As we can see the Gram matrix based constructed from this set of functions is a diagonal matrix

Finding ${\displaystyle \det[\Gamma (\Im )]}$

The determinant of a diagonal matrix is

 ${\displaystyle {\begin{array}{l}\det(A)=\prod \limits _{i=1}^{n}{a_{ii}}\\\end{array}}}$ (4.6)

Where

 ${\displaystyle {A_{nxn}}=\left({\begin{array}{*{20}{c}}{a_{11}}&{}&0\\{}&\ddots &{}\\0&{}&{a_{nn}}\end{array}}\right)}$

Based on equation 4.6

 ${\displaystyle \det[\Gamma (\Im )]=T\cdot {\frac {T}{2}}\cdot {\frac {T}{2}}\cdot {\frac {T}{2}}\cdot {\frac {T}{2}}={\frac {T^{5}}{16}}}$ (4.7)
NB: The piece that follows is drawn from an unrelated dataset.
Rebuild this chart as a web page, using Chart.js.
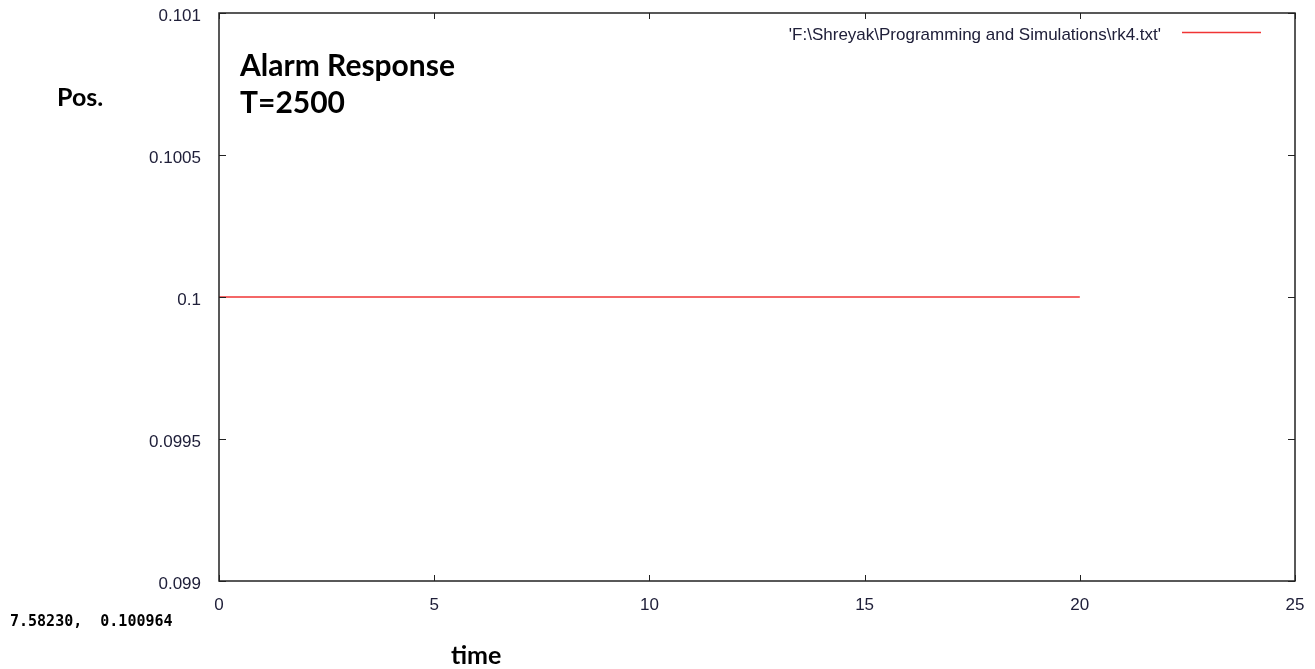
<!DOCTYPE html>
<html>
<head>
<meta charset="utf-8">
<script src="https://cdn.jsdelivr.net/npm/chart.js@4.4.1/dist/chart.umd.min.js"></script>
<style>
  body { margin: 0; background: #fff; }
  #wrap { width: 1315px; height: 669px; }
</style>
</head>
<body>
<div id="wrap"><canvas id="chartAlarm" width="1315" height="669"></canvas></div>
<script>
// data (rk4.txt)
const time = [0, 5, 10, 15, 20];
const pos = [0.1, 0.1, 0.1, 0.1, 0.1];

const xTicks = [0, 5, 10, 15, 20, 25];
const yTicks = [0.099, 0.0995, 0.1, 0.1005, 0.101];
const yTickLabels = ['0.099', '0.0995', '0.1', '0.1005', '0.101'];

const seriesLabel = "'F:\\Shreyak\\Programming and Simulations\\rk4.txt'";
const titleLines = ['Alarm Response', 'T=2500'];
const mouseCoords = '7.58230,  0.100964';

const tickColor = '#20203a';
const boldFont = 'Lato, "Open Sans", sans-serif';
const tickFont = { family: '"Liberation Sans", Arial', size: 17 };

// frame + inside tick marks on all four sides, gnuplot style
const framePlugin = {
    id: 'frame',
    afterDraw(chart) {
        const { ctx, chartArea: a, scales } = chart;
        ctx.save();
        ctx.strokeStyle = '#222';
        ctx.lineWidth = 1.5;
        ctx.strokeRect(a.left, a.top, a.right - a.left, a.bottom - a.top);
        ctx.lineWidth = 1;
        ctx.beginPath();
        xTicks.forEach(v => {
            const px = Math.round(scales.x.getPixelForValue(v)) + 0.5;
            ctx.moveTo(px, a.bottom); ctx.lineTo(px, a.bottom - 6);
            ctx.moveTo(px, a.top); ctx.lineTo(px, a.top + 6);
        });
        yTicks.forEach(v => {
            const py = Math.round(scales.y.getPixelForValue(v)) + 0.5;
            ctx.moveTo(a.left, py); ctx.lineTo(a.left + 7, py);
            ctx.moveTo(a.right, py); ctx.lineTo(a.right - 7, py);
        });
        ctx.stroke();

        // key, top right
        ctx.font = '17px "Liberation Sans", Arial, sans-serif';
        ctx.fillStyle = tickColor;
        ctx.textAlign = 'right';
        ctx.textBaseline = 'middle';
        ctx.fillText(seriesLabel, 1161, 35);
        ctx.strokeStyle = chart.data.datasets[0].borderColor;
        ctx.lineWidth = 1.5;
        ctx.beginPath();
        ctx.moveTo(1182, 32.5); ctx.lineTo(1261, 32.5);
        ctx.stroke();

        // labels
        ctx.fillStyle = '#000';
        ctx.textAlign = 'left';
        ctx.font = 'bold 30px ' + boldFont;
        ctx.fillText(titleLines[0], 240, 66);
        ctx.fillText(titleLines[1], 240, 103);
        ctx.font = 'bold 25px ' + boldFont;
        ctx.fillText('Pos.', 57, 98);
        ctx.fillText('time', 451, 656);
        ctx.font = 'bold 15px "DejaVu Sans Mono", monospace';
        ctx.fillText(mouseCoords, 10, 622);
        ctx.restore();
    }
};

new Chart(document.getElementById('chartAlarm'), {
    type: 'line',
    data: {
        datasets: [{
            label: seriesLabel,
            data: time.map((t, i) => ({ x: t, y: pos[i] })),
            borderColor: '#f03434',
            borderWidth: 1.5,
            pointRadius: 0,
            tension: 0,
            fill: false
        }]
    },
    options: {
        responsive: false,
        animation: false,
        layout: { padding: { top: 13, right: 20, left: 0, bottom: 0 } },
        plugins: {
            legend: { display: false },
            tooltip: { enabled: false }
        },
        scales: {
            x: {
                type: 'linear',
                min: 0,
                max: 25,
                afterBuildTicks: s => { s.ticks = xTicks.map(v => ({ value: v })); },
                afterFit: s => { s.height = 88; s.paddingLeft = 0; s.paddingRight = 0; },
                grid: { display: false, drawTicks: false },
                border: { display: false },
                ticks: {
                    padding: 14,
                    maxRotation: 0,
                    color: tickColor,
                    font: tickFont,
                    callback: v => String(v)
                }
            },
            y: {
                type: 'linear',
                min: 0.099,
                max: 0.101,
                afterBuildTicks: s => { s.ticks = yTicks.map(v => ({ value: v })); },
                afterFit: s => { s.width = 219; s.paddingTop = 0; s.paddingBottom = 0; },
                grid: { display: false, drawTicks: false },
                border: { display: false },
                ticks: {
                    padding: 18,
                    labelOffset: 3,
                    color: tickColor,
                    font: tickFont,
                    callback: v => yTickLabels[yTicks.indexOf(v)] ?? String(v)
                }
            }
        }
    },
    plugins: [framePlugin]
});
</script>
</body>
</html>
For the set to be an orthogonal basis the Gram matrix must be a diagonal matrix with a non-zero determinant. As we can see from equations 4.5 and 4.7 both of these criteria are satisfied. Thus the set of functions is an orthogonal basis.